**Supplied information**
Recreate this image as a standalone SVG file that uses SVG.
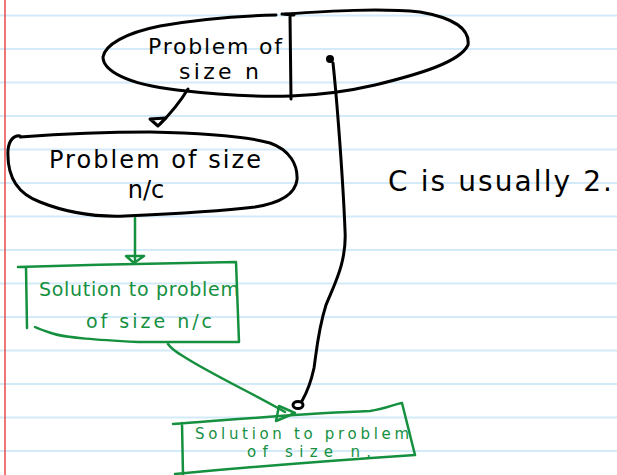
<svg xmlns="http://www.w3.org/2000/svg" width="617" height="475" viewBox="0 0 617 475">
<style>
.rule{stroke:#d3ebf8;stroke-width:2}
.ink{fill:none;stroke:#000;stroke-width:3;stroke-linecap:round;stroke-linejoin:round}
.gink{fill:none;stroke:#15903f;stroke-width:2.5;stroke-linecap:round;stroke-linejoin:round}
.t{font-family:"DejaVu Sans","Liberation Sans",sans-serif;font-size:22px;fill:#000;text-anchor:middle}
.gt{fill:#15903f;font-size:19px}
.sm{font-size:15px}
.big{font-size:28px}
.mid{font-size:24px}
</style>
<rect width="617" height="475" fill="#fff"/>
<g id="paper">
<line class="rule" x1="0" y1="15.5" x2="617" y2="15.5"/>
<line class="rule" x1="0" y1="49" x2="617" y2="49"/>
<line class="rule" x1="0" y1="82.5" x2="617" y2="82.5"/>
<line class="rule" x1="0" y1="116" x2="617" y2="116"/>
<line class="rule" x1="0" y1="149.5" x2="617" y2="149.5"/>
<line class="rule" x1="0" y1="183" x2="617" y2="183"/>
<line class="rule" x1="0" y1="216.5" x2="617" y2="216.5"/>
<line class="rule" x1="0" y1="250" x2="617" y2="250"/>
<line class="rule" x1="0" y1="283.5" x2="617" y2="283.5"/>
<line class="rule" x1="0" y1="317" x2="617" y2="317"/>
<line class="rule" x1="0" y1="350.5" x2="617" y2="350.5"/>
<line class="rule" x1="0" y1="384" x2="617" y2="384"/>
<line class="rule" x1="0" y1="417.5" x2="617" y2="417.5"/>
<line class="rule" x1="0" y1="451" x2="617" y2="451"/>
<line x1="5" y1="0" x2="5" y2="475" stroke="#e8494c" stroke-width="1.5"/>
</g>
<g id="problem-n">
<path class="ink" d="M276,15 C240,16 200,19 160,26 C125,33 105,45 103,57 C103,70 125,84 177,90 C220,95 260,97 291,96 C320,95 345,92 375,85 C420,74 460,62 468,45 C470,30 455,18 420,12 C380,8 330,11 285,14"/>
<path class="ink" d="M282,14 L294,15 M290,15 L291,99"/>
<text class="t" x="215" y="54" textLength="134" lengthAdjust="spacing">Problem of</text>
<text class="t" x="219" y="79" textLength="80" lengthAdjust="spacing">size n</text>
</g>
<g id="problem-nc">
<path class="ink" d="M20,136 C14,135 9,140 8,150 C7,170 12,192 40,202 C70,214 100,217 125,216 C170,214 230,210 255,207 C280,203 295,195 297,180 C298,165 290,150 270,143 C245,136 200,133 150,132 C100,132 60,134 20,137"/>
<text class="t mid" x="155" y="168" textLength="212" lengthAdjust="spacing">Problem of size</text>
<text class="t mid" x="146" y="198">n/c</text>
</g>
<g id="note">
<text class="t big" x="500" y="191" textLength="224" lengthAdjust="spacing">C is usually 2.</text>
</g>
<g id="solution-nc">
<path class="gink" d="M18,267 C90,265 170,263 236,262 L239,342 C200,342 160,342 138,342 C100,340 65,338 51,333 C42,330 37,328 35,327 M26,267 L27,328"/>
<text class="t gt" x="139" y="296" textLength="200" lengthAdjust="spacing">Solution to problem</text>
<text class="t gt" x="149" y="328" textLength="126" lengthAdjust="spacing">of size n/c</text>
</g>
<g id="solution-n">
<path class="gink" d="M173,424 C240,419 310,413 370,411 C385,409 395,404 402,403 L415,455 C340,460 250,467 175,474 M182,423 L183,475"/>
<text class="t gt sm" x="302" y="439" textLength="214" lengthAdjust="spacing">Solution to problem</text>
<text class="t gt sm" x="309" y="457" textLength="124" lengthAdjust="spacing">of size n.</text>
</g>
<g id="connectors">
<path class="ink" d="M188,89 C180,102 170,114 160,124"/>
<path class="ink" d="M150,119 L166,118 L158,126 Z"/>
<path class="ink" d="M333,63 C337,100 343,180 345,230 C347,262 334,285 326,305 C318,330 316,355 314,368 C311,382 306,394 302,401"/>
<circle cx="330" cy="59" r="4" fill="#000"/>
<ellipse cx="298" cy="405" rx="5" ry="3.5" class="ink"/>
<path class="gink" d="M135,218 L135,262"/>
<path class="gink" d="M126,256 L144,256 L134,263 Z"/>
<path class="gink" d="M168,344 C172,350 178,353 186,358 C215,376 250,392 285,412"/>
<path class="gink" d="M279,406 L276,421 L295,413 Z"/>
</g>
</svg>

**What is needed**
Transcribe the full listing above exactly as it stands, minus the pictures.

**Reply**
Recreate this image as a standalone SVG file that uses SVG.
<svg xmlns="http://www.w3.org/2000/svg" width="617" height="475" viewBox="0 0 617 475">
<style>
.rule{stroke:#d3ebf8;stroke-width:2}
.ink{fill:none;stroke:#000;stroke-width:3;stroke-linecap:round;stroke-linejoin:round}
.gink{fill:none;stroke:#15903f;stroke-width:2.5;stroke-linecap:round;stroke-linejoin:round}
.t{font-family:"DejaVu Sans","Liberation Sans",sans-serif;font-size:22px;fill:#000;text-anchor:middle}
.gt{fill:#15903f;font-size:19px}
.sm{font-size:15px}
.big{font-size:28px}
.mid{font-size:24px}
</style>
<rect width="617" height="475" fill="#fff"/>
<g id="paper">
<line class="rule" x1="0" y1="15.5" x2="617" y2="15.5"/>
<line class="rule" x1="0" y1="49" x2="617" y2="49"/>
<line class="rule" x1="0" y1="82.5" x2="617" y2="82.5"/>
<line class="rule" x1="0" y1="116" x2="617" y2="116"/>
<line class="rule" x1="0" y1="149.5" x2="617" y2="149.5"/>
<line class="rule" x1="0" y1="183" x2="617" y2="183"/>
<line class="rule" x1="0" y1="216.5" x2="617" y2="216.5"/>
<line class="rule" x1="0" y1="250" x2="617" y2="250"/>
<line class="rule" x1="0" y1="283.5" x2="617" y2="283.5"/>
<line class="rule" x1="0" y1="317" x2="617" y2="317"/>
<line class="rule" x1="0" y1="350.5" x2="617" y2="350.5"/>
<line class="rule" x1="0" y1="384" x2="617" y2="384"/>
<line class="rule" x1="0" y1="417.5" x2="617" y2="417.5"/>
<line class="rule" x1="0" y1="451" x2="617" y2="451"/>
<line x1="5" y1="0" x2="5" y2="475" stroke="#e8494c" stroke-width="1.5"/>
</g>
<g id="problem-n">
<path class="ink" d="M276,15 C240,16 200,19 160,26 C125,33 105,45 103,57 C103,70 125,84 177,90 C220,95 260,97 291,96 C320,95 345,92 375,85 C420,74 460,62 468,45 C470,30 455,18 420,12 C380,8 330,11 285,14"/>
<path class="ink" d="M282,14 L294,15 M290,15 L291,99"/>
<text class="t" x="215" y="54" textLength="134" lengthAdjust="spacing">Problem of</text>
<text class="t" x="219" y="79" textLength="80" lengthAdjust="spacing">size n</text>
</g>
<g id="problem-nc">
<path class="ink" d="M20,136 C14,135 9,140 8,150 C7,170 12,192 40,202 C70,214 100,217 125,216 C170,214 230,210 255,207 C280,203 295,195 297,180 C298,165 290,150 270,143 C245,136 200,133 150,132 C100,132 60,134 20,137"/>
<text class="t mid" x="155" y="168" textLength="212" lengthAdjust="spacing">Problem of size</text>
<text class="t mid" x="146" y="198">n/c</text>
</g>
<g id="note">
<text class="t big" x="500" y="191" textLength="224" lengthAdjust="spacing">C is usually 2.</text>
</g>
<g id="solution-nc">
<path class="gink" d="M18,267 C90,265 170,263 236,262 L239,342 C200,342 160,342 138,342 C100,340 65,338 51,333 C42,330 37,328 35,327 M26,267 L27,328"/>
<text class="t gt" x="139" y="296" textLength="200" lengthAdjust="spacing">Solution to problem</text>
<text class="t gt" x="149" y="328" textLength="126" lengthAdjust="spacing">of size n/c</text>
</g>
<g id="solution-n">
<path class="gink" d="M173,424 C240,419 310,413 370,411 C385,409 395,404 402,403 L415,455 C340,460 250,467 175,474 M182,423 L183,475"/>
<text class="t gt sm" x="302" y="439" textLength="214" lengthAdjust="spacing">Solution to problem</text>
<text class="t gt sm" x="309" y="457" textLength="124" lengthAdjust="spacing">of size n.</text>
</g>
<g id="connectors">
<path class="ink" d="M188,89 C180,102 170,114 160,124"/>
<path class="ink" d="M150,119 L166,118 L158,126 Z"/>
<path class="ink" d="M333,63 C337,100 343,180 345,230 C347,262 334,285 326,305 C318,330 316,355 314,368 C311,382 306,394 302,401"/>
<circle cx="330" cy="59" r="4" fill="#000"/>
<ellipse cx="298" cy="405" rx="5" ry="3.5" class="ink"/>
<path class="gink" d="M135,218 L135,262"/>
<path class="gink" d="M126,256 L144,256 L134,263 Z"/>
<path class="gink" d="M168,344 C172,350 178,353 186,358 C215,376 250,392 285,412"/>
<path class="gink" d="M279,406 L276,421 L295,413 Z"/>
</g>
</svg>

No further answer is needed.